Each cargo is to have a volumetric quantity of 140,000m3, added PLL, which has been mandated by the government of Pakistan to carry out the business of importing, buying, storing, supplying, distributing, transporting, transmitting, processing, measuring, metering and selling natural gas, LNG and re-gasified LNG.

In this capacity, PLL procures LNG from international markets and enters into onward arrangements for the supply of gas to end-users, thereby managing the whole supply chain of LNG from procurement to end-users.

Pakistan LNG invites bids for four cargoes in July

It is pertinent to mention that amid supply-chain disruptions globally owing to the Russia-Ukraine war, prices of energy commodities including LNG have skyrocketed.

On the other hand, Pakistan is dealing with fuel shortages, particularly in its power sector, as electricity consumption spikes in the summer months, leading to power outages across the country.

The government has also decided to form an inquiry commission to determine the causes of the energy crisis in the country.

Last month, Pakistan LNG Ltd (PLL) received a single bid from Qatar Energy at $39.80/mmbtu for an LNG import tender seeking a cargo in the July 30-31 window. It received no bids for three other deliveries sought in July.

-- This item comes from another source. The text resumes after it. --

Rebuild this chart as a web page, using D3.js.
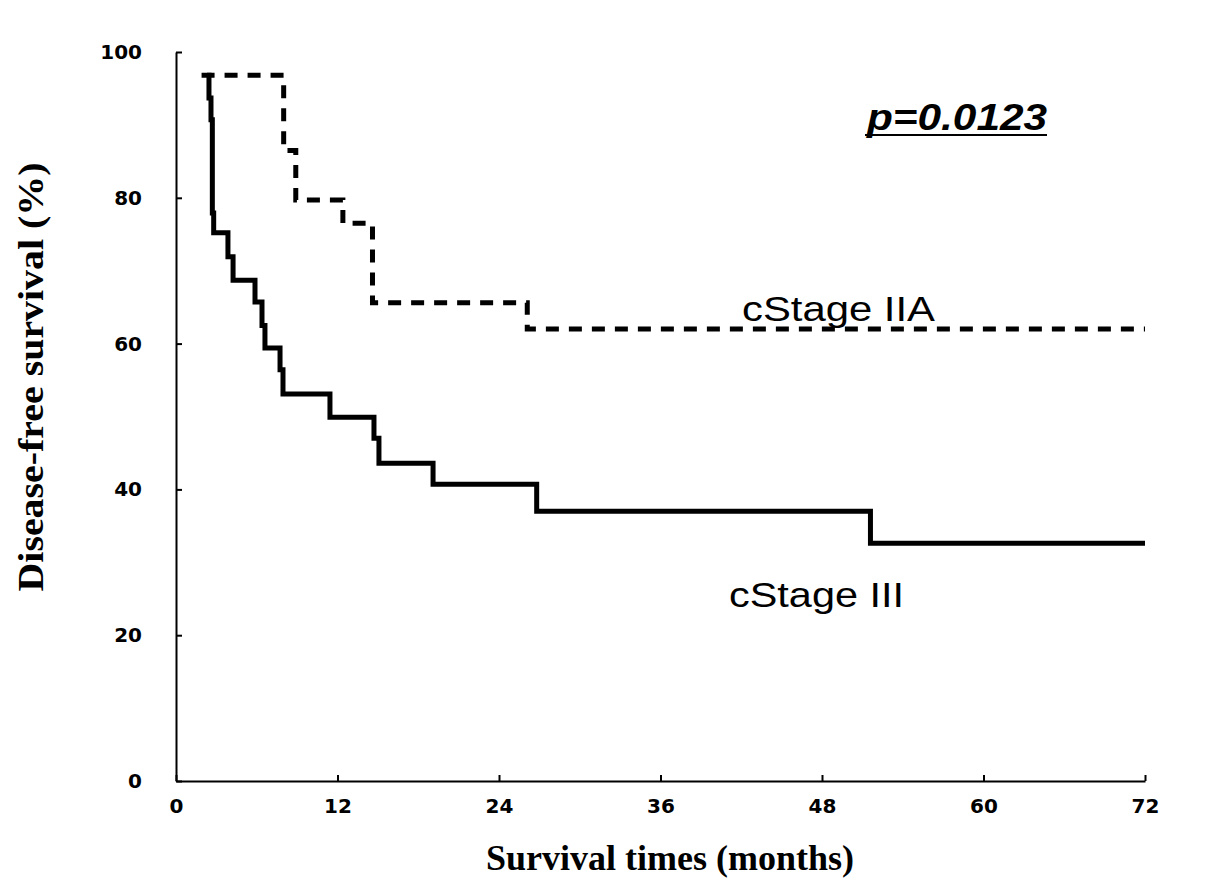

Pakistan had sought four cargoes from international suppliers during the windows of July 3-4, 8-9, 25-26 and 30-31.

However, Prime Minister Shehbaz Sharif last week informed that the country scrapped the LNG tender for July to save the country's foreign exchange reserves.

Addressing a meeting on the energy situation, he said that accepting the tender would have drained the low level of reserves.

“We are trying to prop up central bank reserves,” he said. “We imposed limits on import of raw material and machinery to save $2 to $3 billion for Pakistan.”